I’m a huge sports fan.  I love American football especially.  Say what you want about the dangers of the sport and all, but I love watching 22 guys giving it their all in an athletic contest to try and reach the Superbowl.  One of the concepts I used to love even more than the sport itself was the “bulletin board”.  For those not familiar with the term, the bulletin board refers to either a physical cork board or a mental log.  It holds all the messages the team or individual is supposed to remember and hold onto for news, notes, and inspiration.  The term “bulletin board material”, often referred to when someone or an organization would make a comment that would inflame the team, thereby making them want to beat the opposition even more.  You’ll hear coaches in team sports all the time tell players above all else, “don’t give the other team any bulletin board material.”

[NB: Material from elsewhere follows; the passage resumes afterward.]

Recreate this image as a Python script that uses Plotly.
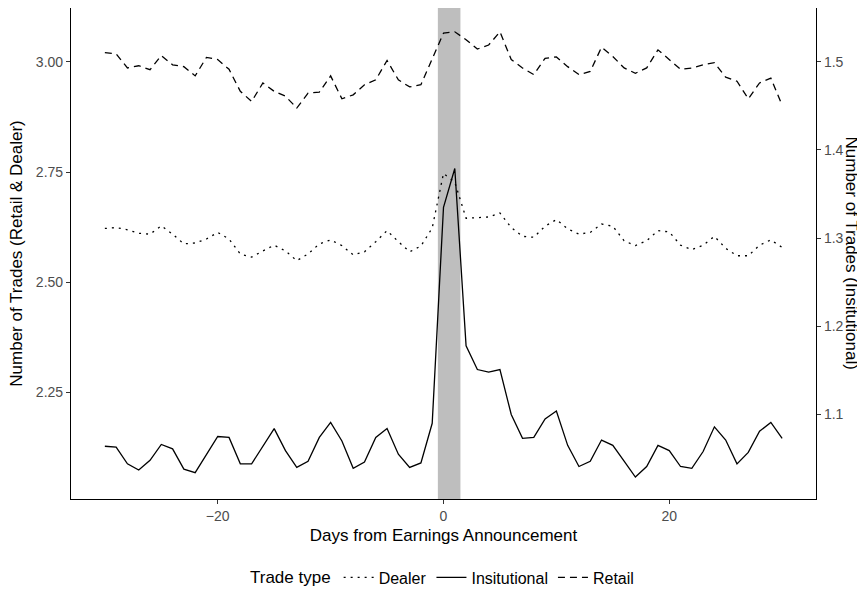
import plotly.graph_objects as go

# Days relative to the earnings announcement
days = list(range(-30, 31))

# Average number of trades per day, by trade type
dealer = [2.622, 2.624, 2.619, 2.611, 2.609, 2.628, 2.609, 2.587, 2.589, 2.598,
          2.613, 2.598, 2.564, 2.557, 2.571, 2.584, 2.571, 2.549, 2.564, 2.587,
          2.596, 2.583, 2.562, 2.569, 2.592, 2.617, 2.592, 2.569, 2.582, 2.623,
          2.747,
          2.727, 2.645, 2.646, 2.648, 2.657, 2.624, 2.604, 2.602, 2.627, 2.642,
          2.621, 2.609, 2.613, 2.632, 2.627, 2.594, 2.583, 2.594, 2.617, 2.614,
          2.584, 2.574, 2.584, 2.604, 2.577, 2.560, 2.560, 2.584, 2.596, 2.579]

institutional = [1.064, 1.063, 1.044, 1.037, 1.048, 1.066, 1.061, 1.038, 1.034, 1.054,
                 1.075, 1.074, 1.044, 1.044, 1.064, 1.084, 1.059, 1.040, 1.047, 1.074,
                 1.091, 1.070, 1.039, 1.046, 1.074, 1.084, 1.055, 1.040, 1.045, 1.090,
                 1.335,
                 1.379, 1.178, 1.151, 1.148, 1.151, 1.100, 1.073, 1.074, 1.095, 1.104,
                 1.065, 1.041, 1.047, 1.071, 1.065, 1.047, 1.029, 1.041, 1.065, 1.059,
                 1.041, 1.039, 1.058, 1.086, 1.071, 1.044, 1.057, 1.081, 1.091, 1.073]

retail = [3.021, 3.018, 2.986, 2.991, 2.982, 3.014, 2.993, 2.989, 2.968, 3.010,
          3.005, 2.983, 2.933, 2.910, 2.952, 2.933, 2.922, 2.895, 2.929, 2.931,
          2.968, 2.916, 2.925, 2.948, 2.959, 3.003, 2.959, 2.943, 2.948, 3.005,
          3.065,
          3.068, 3.050, 3.029, 3.038, 3.068, 3.005, 2.986, 2.971, 3.008, 3.011,
          2.989, 2.971, 2.978, 3.033, 3.012, 2.986, 2.974, 2.986, 3.027, 3.005,
          2.983, 2.986, 2.993, 2.998, 2.965, 2.956, 2.916, 2.952, 2.963, 2.901]

# Announcement window highlighted in grey
window = [-0.5, 1.5]

x_ticks = [-20, 0, 20]
x_ticktext = ["\u221220", "0", "20"]
left_ticks = [2.25, 2.50, 2.75, 3.00]
right_ticks = [1.1, 1.2, 1.3, 1.4, 1.5]

FONT = "Liberation Sans, Arial, Helvetica, sans-serif"
TICK_COLOR = "#4d4d4d"

fig = go.Figure()

fig.add_trace(go.Scatter(
    x=days, y=dealer, name="Dealer", mode="lines",
    line=dict(color="black", width=1.3, dash="2px,5px"),
))
fig.add_trace(go.Scatter(
    x=days, y=institutional, name="Insitutional", mode="lines", yaxis="y2",
    line=dict(color="black", width=1.3),
))
fig.add_trace(go.Scatter(
    x=days, y=retail, name="Retail", mode="lines",
    line=dict(color="black", width=1.3, dash="7px,5px"),
))

fig.add_shape(
    type="rect", xref="x", yref="paper",
    x0=window[0], x1=window[1], y0=0, y1=1,
    fillcolor="#bebebe", line=dict(width=0), layer="below",
)

axis_common = dict(
    showgrid=False, zeroline=False,
    showline=True, linecolor="black", linewidth=1.2,
    ticks="outside", ticklen=4, tickwidth=1, tickcolor="#333333",
    tickfont=dict(family=FONT, size=14, color=TICK_COLOR),
)

fig.update_layout(
    width=857, height=603,
    margin=dict(l=71, r=41, t=8, b=102),
    plot_bgcolor="white", paper_bgcolor="white",
    font=dict(family=FONT, color="black"),
    xaxis=dict(
        range=[-33, 33], tickvals=x_ticks, ticktext=x_ticktext,
        title=dict(text="Days from Earnings Announcement",
                   font=dict(family=FONT, size=17, color="black"), standoff=6),
        **axis_common,
    ),
    yaxis=dict(
        range=[2.0083, 3.122], tickvals=left_ticks, tickformat=".2f",
        title=dict(text="Number of Trades (Retail & Dealer)",
                   font=dict(family=FONT, size=17, color="black"), standoff=8),
        **axis_common,
    ),
    yaxis2=dict(
        range=[1.00415, 1.561], tickvals=right_ticks, tickformat=".1f",
        overlaying="y", side="right",
        **axis_common,
    ),
    legend=dict(
        orientation="h", x=0.5, xanchor="center", y=-0.16, yanchor="middle",
        title=dict(text="Trade type", font=dict(family=FONT, size=17)),
        font=dict(family=FONT, size=16, color="black"),
        itemwidth=30, tracegroupgap=0,
    ),
    showlegend=True,
)

# Right-hand axis title, reading top to bottom
fig.add_annotation(
    text="Number of Trades (Insitutional)",
    xref="paper", yref="paper", x=1.0483, y=0.5,
    xanchor="center", yanchor="middle", textangle=90,
    showarrow=False, font=dict(family=FONT, size=17, color="black"),
)

fig.write_html("out.html")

While recognizing that sometimes this material can be helpful to spur someone on to do great things, it can also be harmful to overall effort.  Bulletin board material causes passion (both good and bad) to overcome both logical process and sometimes even muscle memory.  In pool especially, bulletin board material does one very crippling thing to your game:  It makes pool about beating people rather than playing the table in front of you.  This takes your focus off of the preshot routine, finding contact points, and tangents. Before you know it, you’re frustrated, elated, crying, and laughing all in the same match.  At that point, pool is actually the last thing on your mind, and you’ve basically showed your hand to your opponent.

The truth also is that we are not robots.  We can’t just turn emotion off and be passionless (even though in pool that would be ideal sometimes).  Also, bulletin boards can carry useful information for a pool player (ex. when do I play, what’s my preshot routine, positive inspirational quotes, etc).  So, what do you keep instead of a bulletin board that won’t also be drawing your focus off your game, with good or bad things? 

I believe the easiest answer is a small pocket notebook.  In it, write notes about your misses and best shots (after the match of course).  Write down your times you play, and what and when you practiced.  Write down the drills you struggle with, and what you’ve mastered.  Write down  your inspirational quotes, and read all this during down time.  But during game time, close the book, lock it out, and focus on the table in front of you.  Bulletin boards can get too clogged with information spanning long periods of time.  Notebooks travel everywhere with you, and only you get to decide what goes into them.  So guard against negative bulletin board material, and always work to live in the moment.  Because in pool, and really all sports, that’s truly all you have: one moment.  So, how are you going to spend it?